Renner admits that the dense and highly CG-driven Age of Ultron script, which Whedon was rewriting on the fly, was confusing upon first read. “I was trying to figure out Ultron and Vision and all these other things… but it’s hard to visualize such a visual movie with just two-dimensional words,” said Renner. “So I just focused on what I could do to understand this, and just trust Joss. I feel like a lot of the cast is the same way. ‘I thought Ultron was a robot! How come there are a thousand of them? Oh, he’s not?! He’s an actual piece of software and he’s going in—and what does that look like?’”
“There were a lot of confusing things about it for me,” he laughed. “To think about what was happening with Romanoff and Banner, I didn’t know… a lot of stuff got lost for me. I just trusted Joss, and if something felt fake I would say so.”
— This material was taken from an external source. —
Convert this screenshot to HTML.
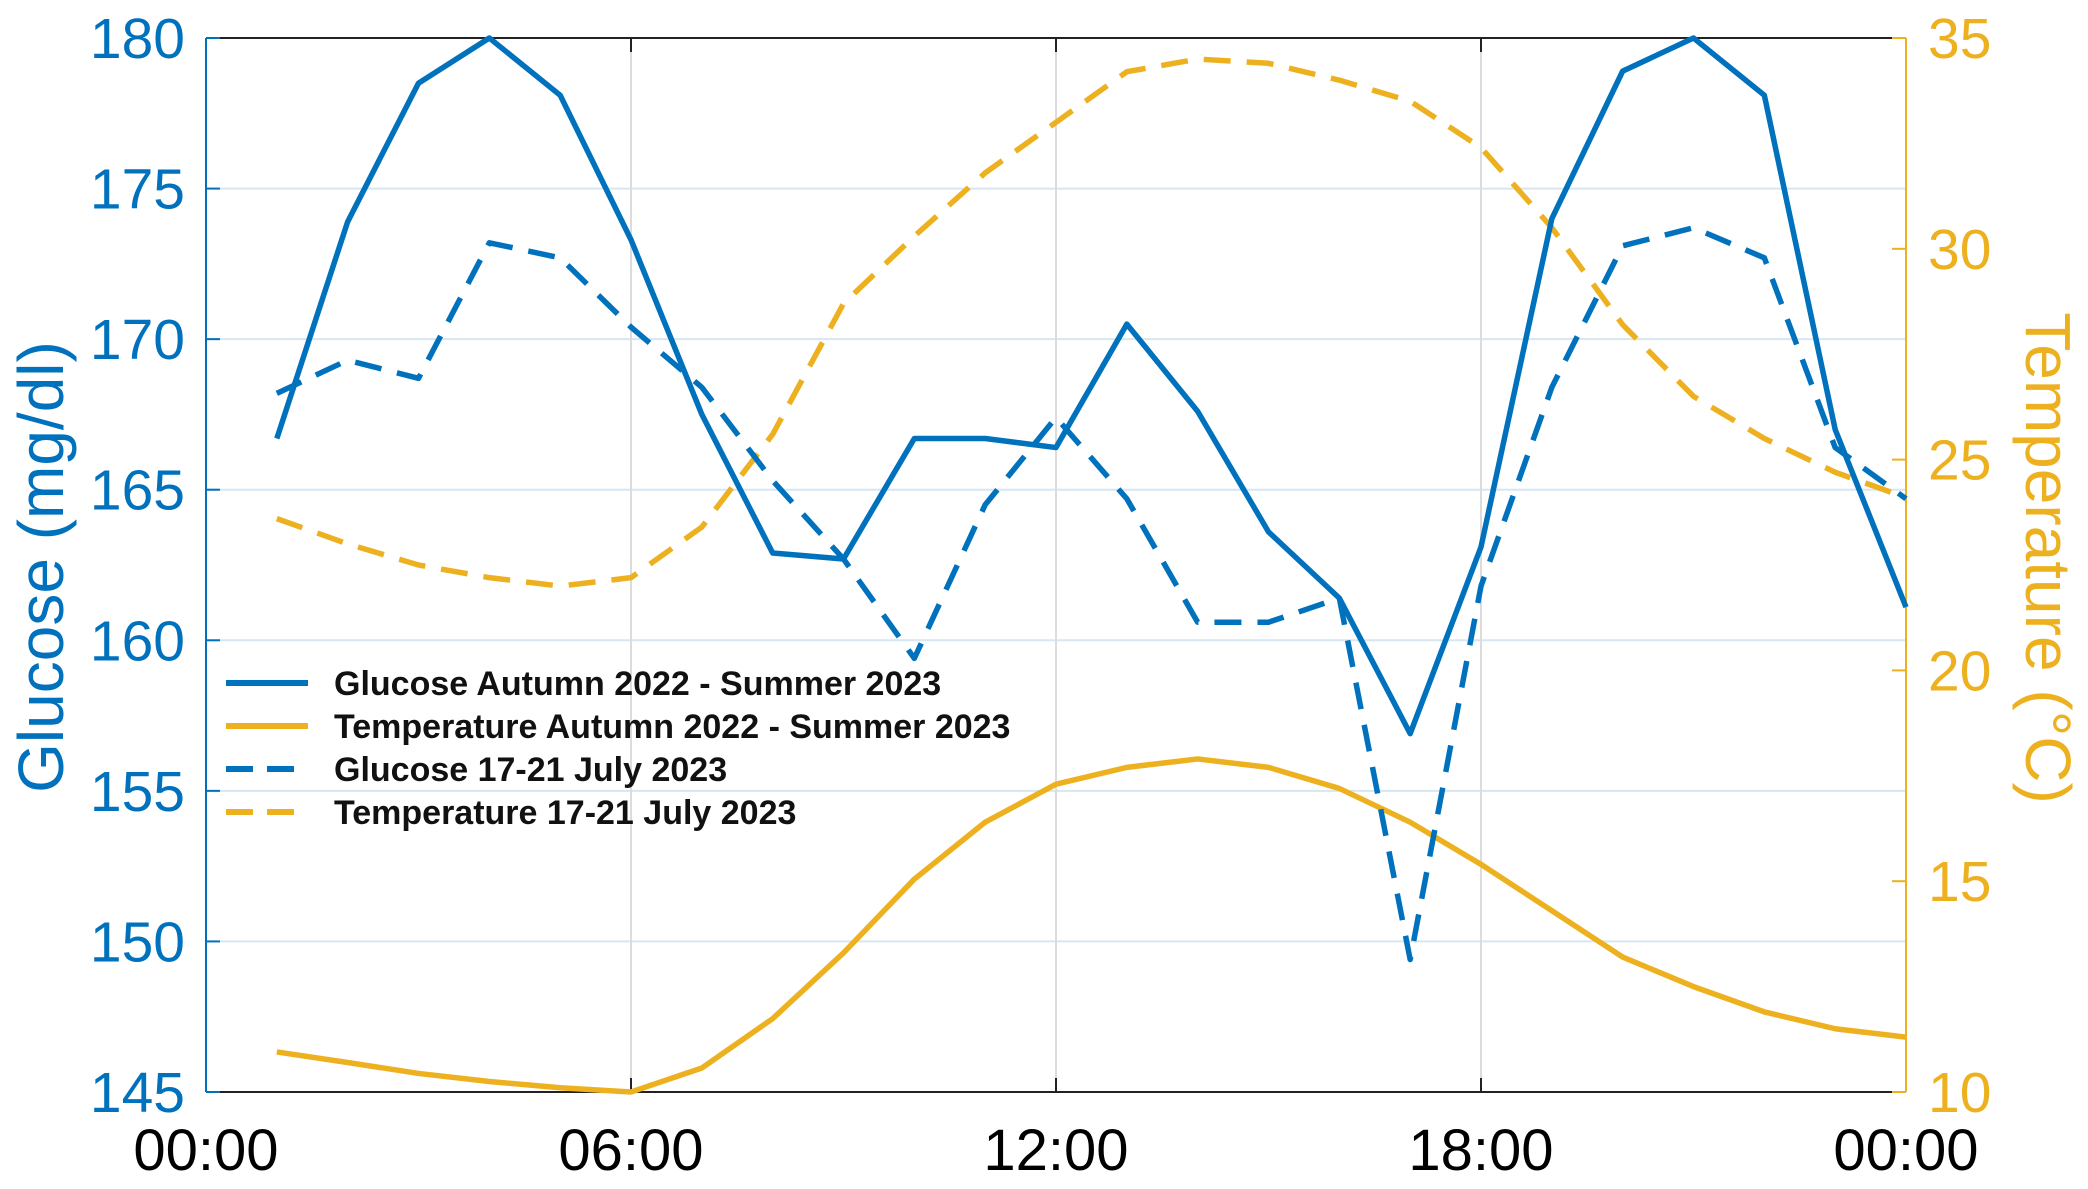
<!DOCTYPE html>
<html><head><meta charset="utf-8"><style>
html,body{margin:0;padding:0;background:#fff;}
svg text{font-family:"Liberation Sans",Arial,sans-serif;}
</style></head><body>
<svg id="s" width="2088" height="1184" xmlns="http://www.w3.org/2000/svg"></svg>
<script>
const L=206,R=1906,T=38,B=1092;
const X=h=>L+(R-L)*h/24;
const YG=v=>B-(v-145)*(B-T)/35;
const YT=v=>B-(v-10)*(B-T)/25;
const gs=[166.7,173.9,178.5,180,178.1,173.3,167.5,162.9,162.7,166.7,166.7,166.4,170.5,167.6,163.6,161.4,156.9,163.1,174.0,178.9,180,178.1,167.0,161.1];
const gd=[168.2,169.3,168.7,173.2,172.7,170.4,168.4,165.3,162.7,159.4,164.5,167.4,164.7,160.6,160.6,161.4,149.4,161.8,168.4,173.1,173.7,172.7,166.4,164.7];
const ts=[10.95,10.7,10.44,10.25,10.1,10.0,10.57,11.74,13.3,15.05,16.4,17.3,17.7,17.9,17.7,17.2,16.4,15.4,14.3,13.2,12.5,11.9,11.5,11.3];
const td=[23.6,23.0,22.5,22.2,22.0,22.2,23.4,25.6,28.7,30.3,31.8,33.0,34.2,34.5,34.4,34.0,33.5,32.4,30.5,28.2,26.5,25.5,24.7,24.1];
const B_="#0072BD",Yc="#EDB120";
let s="";
for(let v=150;v<180;v+=5)s+=`<line x1="${L}" x2="${R}" y1="${YG(v)}" y2="${YG(v)}" stroke="#d6e6f3" stroke-width="2"/>`;
for(const h of [6,12,18])s+=`<line x1="${X(h)}" x2="${X(h)}" y1="${T}" y2="${B}" stroke="#dcdcdc" stroke-width="2"/>`;
s+=`<line x1="${L}" x2="${R}" y1="${T}" y2="${T}" stroke="#222" stroke-width="2"/>`;
s+=`<line x1="${L}" x2="${R}" y1="${B}" y2="${B}" stroke="#222" stroke-width="2"/>`;
s+=`<line x1="${L}" x2="${L}" y1="${T}" y2="${B}" stroke="${B_}" stroke-width="2"/>`;
s+=`<line x1="${R}" x2="${R}" y1="${T}" y2="${B}" stroke="${Yc}" stroke-width="2"/>`;
for(const h of [6,12,18]){s+=`<line x1="${X(h)}" x2="${X(h)}" y1="${T}" y2="${T+14}" stroke="#222" stroke-width="2"/><line x1="${X(h)}" x2="${X(h)}" y1="${B}" y2="${B-14}" stroke="#222" stroke-width="2"/>`;}
for(let v=145;v<=180;v+=5){s+=`<line x1="${L}" x2="${L+14}" y1="${YG(v)}" y2="${YG(v)}" stroke="${B_}" stroke-width="2"/>`;
 s+=`<text x="185" y="${YG(v)+20}" font-size="57" fill="${B_}" text-anchor="end">${v}</text>`;}
for(let v=10;v<=35;v+=5){s+=`<line x1="${R-14}" x2="${R}" y1="${YT(v)}" y2="${YT(v)}" stroke="${Yc}" stroke-width="2"/>`;
 s+=`<text x="1928" y="${YT(v)+20}" font-size="57" fill="${Yc}">${v}</text>`;}
[["00:00",0],["06:00",6],["12:00",12],["18:00",18],["00:00",24]].forEach(([t,h])=>s+=`<text x="${X(h)}" y="1170" font-size="58" text-anchor="middle" fill="#000">${t}</text>`);
s+=`<text transform="translate(63,567) rotate(-90)" font-size="64" fill="${B_}" text-anchor="middle">Glucose (mg/dl)</text>`;
s+=`<text transform="translate(2026,558) rotate(90)" font-size="64" fill="${Yc}" text-anchor="middle">Temperature (°C)</text>`;
const pl=(d,f,c,dash)=>`<polyline fill="none" stroke="${c}" stroke-width="5.5" stroke-linejoin="round" ${dash?'stroke-dasharray="27 16"':''} points="${d.map((v,i)=>X(i+1)+','+f(v)).join(' ')}"/>`;
s+=pl(ts,YT,Yc,0)+pl(td,YT,Yc,1)+pl(gd,YG,B_,1)+pl(gs,YG,B_,0);
const lg=[["Glucose Autumn 2022 - Summer 2023",B_,0],["Temperature Autumn 2022 - Summer 2023",Yc,0],["Glucose 17-21 July 2023",B_,1],["Temperature 17-21 July 2023",Yc,1]];
lg.forEach(([t,c,d],i)=>{const y=683+i*43;
 s+=`<line x1="226" x2="308" y1="${y}" y2="${y}" stroke="${c}" stroke-width="6" ${d?'stroke-dasharray="27 14"':''}/>`;
 s+=`<text x="334" y="${y+12}" font-size="34" font-weight="bold" fill="#111">${t}</text>`;});
document.getElementById("s").innerHTML=s;
</script>
</body></html>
It could come to pass that the very elements that make Barton the most mortal of the Avengers might also make him vulnerable down the road in future Marvel installments. With a Tony Stark-Steve Rogers clash set to divide the superhero ranks in the high-stakes Captain America: Civil War and the epic two-part Infinity War scheduled to conclude Marvel’s massive three-phase master plan, fans expect some heroes will fall along the way.
Renner says he doesn’t know for certain what Marvel Studios boss Kevin Feige has in store for Hawkeye—like the fact that the Avengers’ resident archer is also the most vulnerable in battle, a concern that plagues the character in Age of Ultron. (He shares the same game ambivalence about the possibility of rejoining the Bourne franchise: “Am I happy to do another one? Yeah. I’m happy to another one with Matt [Damon], without Matt, or not at all—I’m happy to do any of it when there’s something happening.”)
What he does know about Hawkeye’s fate, he’s staying mum on. “There are always talks about things, but that doesn’t ever mean they’ll become a reality,” he teased. “All these things can still happen. They just pave some road and plant some seeds for future things—if they choose to go down that road.”